Rosemary kept the Echo cuttings and after one final act of cleansing – she burned the book she’d been writing – on October 17 1981 she was baptised near the river Jordan.

Her new life involved much communing with various evangelical Christian groups as well as travelling around on buses, invoking the spirit of the flaneur – a stroller in towns – which had first emerged in her poetical works. “She’d go to Christchurch, Ringwood, Wimborne, Poole, occasionally Dorchester,” says Neil.

“Because she had a phobia about being photographed she couldn’t get a bus pass which meant she had to pay cash for all of her journeys.”

Because she couldn’t see well enough to cook, Rosemary enjoyed frequenting the restaurants in Beales, the Dalkeith Arcade, Debenhams, Dingles, and M&S.

“She would use the Starbucks in Borders and Cafe Nero in Waterstones but only read their Bibles, of which the King James was her favourite.”

The impression is of a lonely existence but that is not how her friends remember her. Because Rosemary Lightband did make friends and delighted them with her humour, resilience and determination.

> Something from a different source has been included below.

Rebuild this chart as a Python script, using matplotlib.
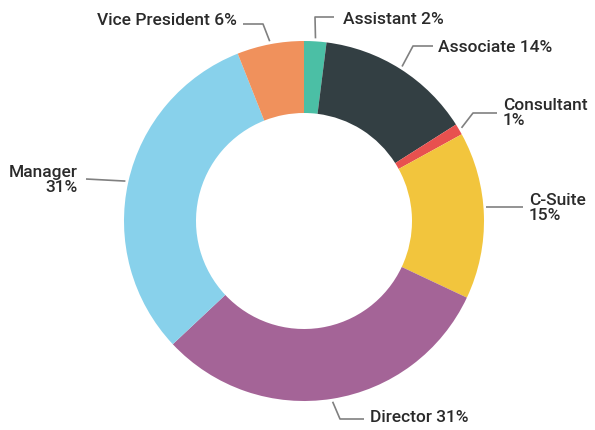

One who got to know her was Alec Evans, maintenance worker at the Piccadilly Hotel in Bath Road, close to her home.

He remembers a woman who was: “Very British, beautifully educated, speaking French and Italian. Sometimes she would be talking and I’d stop her because she’d strayed into Italian,” he says.

He understood she had been a writer and referred to her as ‘Mrs T’: “But only because she wore a baseball cap everywhere, like Mr T from off the TV.

“She liked to help in the garden here so I would give her a few jobs to do and we’d chat,” he says, although he still won’t break her confidence.

“She was a very private person.”

What they never did was talk about her former life; “She was done with that” and Rosemary eventually moved into the hotel.

“She knew she was dying and made clear arrangements for her burial – she bought the plot beforehand,” he says. When the end came he believes she was ‘at peace’.